:: Data shown ::

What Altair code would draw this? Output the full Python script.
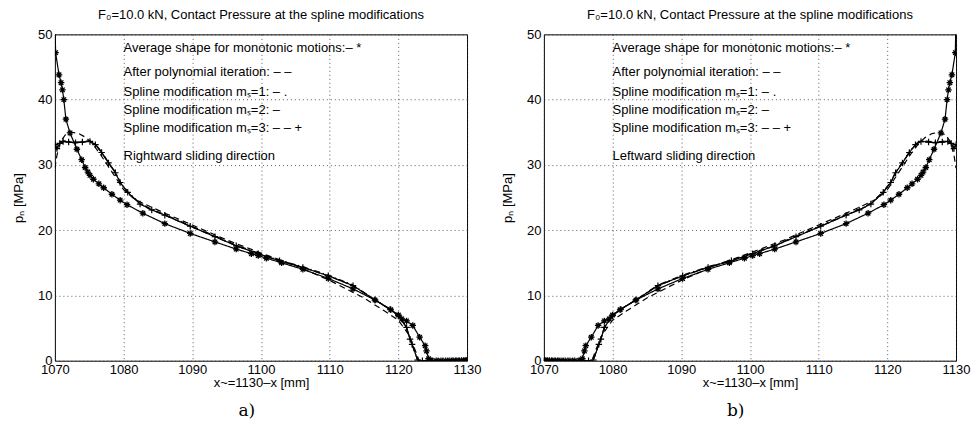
import altair as alt
import pandas as pd

x_ticks = [1070, 1080, 1090, 1100, 1110, 1120, 1130]
y_ticks = [0, 5, 10, 15, 20, 25, 30, 35, 40, 45, 50]

title_text = "F\u2080=10.0 kN, Contact Pressure at the spline modifications"

# ---- average shape for monotonic motions (same pressures in both panels)
avg_p = [53.0, 47.2, 43.8, 42.6, 41.5, 40.0, 37.0, 34.9, 32.4, 30.8, 29.6, 28.9, 28.4, 27.8,
         27.1, 26.5, 25.5, 24.6, 23.9, 22.6, 21.0, 19.5, 18.2, 17.1, 16.4, 16.1, 15.7,
         15.0, 14.0, 12.6, 11.0, 9.3, 7.8, 7.0, 6.4, 6.1, 5.4, 3.6, 2.3, 1.5, 0.3,
         0.0, 0.0, 0.0, 0.0, 0.0, 0.0, 0.0, 0.0, 0.0, 0.0, 0.0, 0.0, 0.0]
avg_x_L = [1070.0, 1070.1, 1070.6, 1070.9, 1071.1, 1071.3, 1071.6, 1072.2, 1073.2, 1073.9, 1074.4,
           1074.8, 1075.1, 1075.6, 1076.4, 1077.1, 1078.3, 1079.5, 1080.5, 1082.8, 1086.0,
           1089.7, 1093.3, 1096.4, 1098.6, 1099.6, 1100.8, 1103.0, 1106.1, 1109.8, 1113.4,
           1116.6, 1118.9, 1120.0, 1120.5, 1121.2, 1122.1, 1123.1, 1123.9, 1124.1, 1124.4,
           1124.8, 1125.5, 1126.2, 1126.9, 1127.5, 1128.0, 1128.5, 1128.9, 1129.2, 1129.5,
           1129.7, 1129.9, 1130.0]
avg_x_R = [1130.0, 1129.9, 1129.4, 1129.1, 1128.9, 1128.7, 1128.4, 1127.8, 1126.8, 1126.1, 1125.6,
           1125.2, 1124.9, 1124.4, 1123.6, 1122.9, 1121.7, 1120.5, 1119.5, 1117.2, 1114.0,
           1110.3, 1106.7, 1103.6, 1101.4, 1100.4, 1099.2, 1097.0, 1093.9, 1090.2, 1086.6,
           1083.4, 1081.1, 1080.0, 1079.5, 1078.8, 1077.9, 1076.9, 1076.1, 1075.9, 1075.6,
           1075.2, 1074.5, 1073.8, 1073.1, 1072.5, 1072.0, 1071.5, 1071.1, 1070.8, 1070.5,
           1070.3, 1070.1, 1070.0]

# ---- after polynomial iteration
pol_p = [29.5, 31.5, 33.5, 34.6, 35.0, 34.8, 34.2, 33.2, 31.8, 30.2, 28.6, 26.2, 24.8, 23.9,
         22.6, 20.8, 18.5, 16.5, 14.6, 12.3, 9.6, 7.6, 6.2, 4.0, 1.5, 0.0, 0.0]
pol_x_L = [1070.0, 1070.3, 1070.8, 1071.5, 1072.5, 1073.5, 1074.5, 1075.5, 1076.5, 1077.5,
           1078.5, 1080.0, 1081.5, 1083.3, 1086.0, 1090.0, 1095.0, 1100.0, 1105.0, 1110.0,
           1115.0, 1118.0, 1120.0, 1121.5, 1122.5, 1123.0, 1130.0]
pol_x_R = [1130.0, 1129.7, 1129.2, 1128.5, 1127.5, 1126.5, 1125.5, 1124.5, 1123.5, 1122.5,
           1121.5, 1120.0, 1118.5, 1116.7, 1114.0, 1110.0, 1105.0, 1100.0, 1095.0, 1090.0,
           1085.0, 1082.0, 1080.0, 1078.5, 1077.5, 1077.0, 1070.0]

# ---- spline modifications m_s = 1, 2, 3
sp_x_L = [1070.0, 1070.3, 1070.7, 1071.2, 1072.0, 1073.0, 1074.0, 1075.1, 1075.9, 1076.8,
          1077.8, 1078.8, 1079.5, 1080.6, 1082.4, 1084.1, 1086.0, 1089.7, 1093.3, 1096.4,
          1099.6, 1102.7, 1106.1, 1109.8, 1113.4, 1116.6, 1118.8, 1120.0, 1121.2, 1121.7,
          1122.0, 1122.8, 1123.5, 1124.3, 1125.0, 1125.8, 1126.5, 1127.2, 1127.8, 1128.3,
          1128.8, 1129.2, 1129.5, 1129.8, 1130.0]
sp_x_R = [1130.0, 1129.7, 1129.3, 1128.8, 1128.0, 1127.0, 1126.0, 1124.9, 1124.1, 1123.2,
          1122.2, 1121.2, 1120.5, 1119.4, 1117.6, 1115.9, 1114.0, 1110.3, 1106.7, 1103.6,
          1100.4, 1097.3, 1093.9, 1090.2, 1086.6, 1083.4, 1081.2, 1080.0, 1078.8, 1078.3,
          1078.0, 1077.2, 1076.5, 1075.7, 1075.0, 1074.2, 1073.5, 1072.8, 1072.2, 1071.7,
          1071.2, 1070.8, 1070.5, 1070.2, 1070.0]
ms1_p = [33.2, 32.4, 33.2, 33.7, 33.6, 33.5, 33.6, 33.7, 33.2, 32.0, 30.4, 28.9, 27.4, 25.9,
         24.1, 23.2, 22.4, 20.7, 19.1, 17.7, 16.5, 15.4, 14.4, 13.1, 11.6, 9.3, 7.9, 6.9,
         5.1, 3.3, 2.5, 0.1, 0.0, 0.0, 0.0, 0.0, 0.0, 0.0, 0.0, 0.0, 0.0, 0.0, 0.0, 0.0, 0.0]
ms2_p = [33.0, 32.6, 33.3, 33.6, 33.5, 33.4, 33.5, 33.6, 33.1, 31.9, 30.3, 28.8, 27.3, 25.8,
         24.0, 23.1, 22.3, 20.6, 19.0, 17.6, 16.4, 15.3, 14.3, 13.0, 11.5, 9.3, 7.9, 6.9,
         5.1, 3.3, 2.5, 0.1, 0.0, 0.0, 0.0, 0.0, 0.0, 0.0, 0.0, 0.0, 0.0, 0.0, 0.0, 0.0, 0.0]
ms3_p = [33.1, 32.5, 33.3, 33.6, 33.5, 33.4, 33.5, 33.6, 33.1, 31.9, 30.3, 28.8, 27.3, 25.8,
         24.0, 23.1, 22.3, 20.6, 19.0, 17.6, 16.4, 15.3, 14.3, 13.0, 11.5, 9.3, 7.9, 6.9,
         5.1, 3.3, 2.5, 0.1, 0.0, 0.0, 0.0, 0.0, 0.0, 0.0, 0.0, 0.0, 0.0, 0.0, 0.0, 0.0, 0.0]

legend_lines = ["Average shape for monotonic motions:\u2013 *",
                "After polynomial iteration: \u2013 \u2013",
                "Spline modification m\u209b=1: \u2013 .",
                "Spline modification m\u209b=2: \u2013",
                "Spline modification m\u209b=3: \u2013 \u2013 +"]
legend_p = [47.9, 44.3, 41.1, 38.4, 35.6]
direction_L = "Rightward sliding direction"
direction_R = "Leftward sliding direction"
direction_p = 31.3
text_x = 1080

series_order = ["avg", "pol", "ms1", "ms2", "ms3"]
dashes = [[1, 0], [6, 4], [6, 3, 1, 3], [1, 0], [6, 4]]

FONT = "Liberation Sans"
STAR = "M-1,0L1,0M0,-1L0,1M-0.7,-0.7L0.7,0.7M-0.7,0.7L0.7,-0.7"
PLUS = "M-1,0L1,0M0,-1L0,1"


def frame(xs_avg, xs_pol, xs_sp):
    rows = []
    for x, p in zip(xs_avg, avg_p):
        rows.append(("avg", x, p))
    for x, p in zip(xs_pol, pol_p):
        rows.append(("pol", x, p))
    for name, vals in (("ms1", ms1_p), ("ms2", ms2_p), ("ms3", ms3_p)):
        for x, p in zip(xs_sp, vals):
            rows.append((name, x, p))
    return pd.DataFrame(rows, columns=["series", "x", "p"])


def panel(df, direction, caption):
    xs = alt.X("x:Q", scale=alt.Scale(domain=[1070, 1130], nice=False, zero=False),
               axis=alt.Axis(values=x_ticks, title="x~=1130\u2013x [mm]", grid=True,
                             gridDash=[1, 3], gridColor="#333", gridOpacity=0.8,
                             ticks=False, domain=False, labelFlush=False,
                             labelPadding=3, titlePadding=0, format="d"))
    ys = alt.Y("p:Q", scale=alt.Scale(domain=[0, 50], nice=False),
               axis=alt.Axis(values=y_ticks, title="p\u2099 [MPa]", grid=True,
                             gridDash=[1, 3], gridColor="#333", gridOpacity=0.8,
                             ticks=False, domain=False, labelFlush=False,
                             labelPadding=3, titlePadding=12))
    lines = alt.Chart(df).mark_line(clip=True, strokeWidth=1.2, color="black").encode(
        x=xs, y=ys,
        detail="series:N",
        strokeDash=alt.StrokeDash("series:N", scale=alt.Scale(domain=series_order, range=dashes),
                                  legend=None),
        order="x:Q",
    )
    stars = alt.Chart(df).transform_filter(alt.datum.series == "avg").mark_point(
        shape=STAR, size=42, filled=False, stroke="black", strokeWidth=1.3, clip=True, opacity=1
    ).encode(x="x:Q", y="p:Q")
    pluses = alt.Chart(df).transform_filter(alt.datum.series == "ms3").mark_point(
        shape=PLUS, size=42, filled=False, stroke="black", strokeWidth=1.2, clip=True, opacity=1
    ).encode(x="x:Q", y="p:Q")
    tdf = pd.DataFrame({"x": [text_x] * (len(legend_lines) + 1),
                        "p": legend_p + [direction_p],
                        "t": legend_lines + [direction]})
    texts = alt.Chart(tdf).mark_text(align="left", baseline="middle", font=FONT,
                                     fontSize=13, color="black").encode(
        x="x:Q", y="p:Q", text="t:N")
    chart = alt.layer(lines, stars, pluses, texts).properties(
        width=413, height=327,
        title=alt.Title(title_text, font=FONT, fontSize=13, fontWeight="normal",
                        color="black", frame="group", anchor="middle", offset=6),
    )
    return alt.vconcat(chart).properties(
        title=alt.Title(caption, orient="bottom", font="DejaVu Serif", fontSize=17,
                        fontWeight="normal", color="black", anchor="middle",
                        offset=13)
    )


left = panel(frame(avg_x_L, pol_x_L, sp_x_L), direction_L, "a)")
right = panel(frame(avg_x_R, pol_x_R, sp_x_R), direction_R, "b)")

chart = alt.hconcat(left, right, spacing=19).properties(
    padding={"left": 4, "top": 0, "right": 0, "bottom": 0},
).configure(background="white").configure_view(
    stroke="black", strokeWidth=1
).configure_axis(
    labelFont=FONT, labelFontSize=13, labelColor="black",
    titleFont=FONT, titleFontSize=13, titleColor="black", titleFontWeight="normal",
)

chart.save("out.html", embed_options={"renderer": "svg", "actions": False})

:: Task instructions ::
Repeat the listing above up to and including the line with "1070.3, 1070.1, 1070.0]", starting from its first line. Drop any pictures.

:: Full solution ::
What Altair code would draw this? Output the full Python script.
import altair as alt
import pandas as pd

x_ticks = [1070, 1080, 1090, 1100, 1110, 1120, 1130]
y_ticks = [0, 5, 10, 15, 20, 25, 30, 35, 40, 45, 50]

title_text = "F\u2080=10.0 kN, Contact Pressure at the spline modifications"

# ---- average shape for monotonic motions (same pressures in both panels)
avg_p = [53.0, 47.2, 43.8, 42.6, 41.5, 40.0, 37.0, 34.9, 32.4, 30.8, 29.6, 28.9, 28.4, 27.8,
         27.1, 26.5, 25.5, 24.6, 23.9, 22.6, 21.0, 19.5, 18.2, 17.1, 16.4, 16.1, 15.7,
         15.0, 14.0, 12.6, 11.0, 9.3, 7.8, 7.0, 6.4, 6.1, 5.4, 3.6, 2.3, 1.5, 0.3,
         0.0, 0.0, 0.0, 0.0, 0.0, 0.0, 0.0, 0.0, 0.0, 0.0, 0.0, 0.0, 0.0]
avg_x_L = [1070.0, 1070.1, 1070.6, 1070.9, 1071.1, 1071.3, 1071.6, 1072.2, 1073.2, 1073.9, 1074.4,
           1074.8, 1075.1, 1075.6, 1076.4, 1077.1, 1078.3, 1079.5, 1080.5, 1082.8, 1086.0,
           1089.7, 1093.3, 1096.4, 1098.6, 1099.6, 1100.8, 1103.0, 1106.1, 1109.8, 1113.4,
           1116.6, 1118.9, 1120.0, 1120.5, 1121.2, 1122.1, 1123.1, 1123.9, 1124.1, 1124.4,
           1124.8, 1125.5, 1126.2, 1126.9, 1127.5, 1128.0, 1128.5, 1128.9, 1129.2, 1129.5,
           1129.7, 1129.9, 1130.0]
avg_x_R = [1130.0, 1129.9, 1129.4, 1129.1, 1128.9, 1128.7, 1128.4, 1127.8, 1126.8, 1126.1, 1125.6,
           1125.2, 1124.9, 1124.4, 1123.6, 1122.9, 1121.7, 1120.5, 1119.5, 1117.2, 1114.0,
           1110.3, 1106.7, 1103.6, 1101.4, 1100.4, 1099.2, 1097.0, 1093.9, 1090.2, 1086.6,
           1083.4, 1081.1, 1080.0, 1079.5, 1078.8, 1077.9, 1076.9, 1076.1, 1075.9, 1075.6,
           1075.2, 1074.5, 1073.8, 1073.1, 1072.5, 1072.0, 1071.5, 1071.1, 1070.8, 1070.5,
           1070.3, 1070.1, 1070.0]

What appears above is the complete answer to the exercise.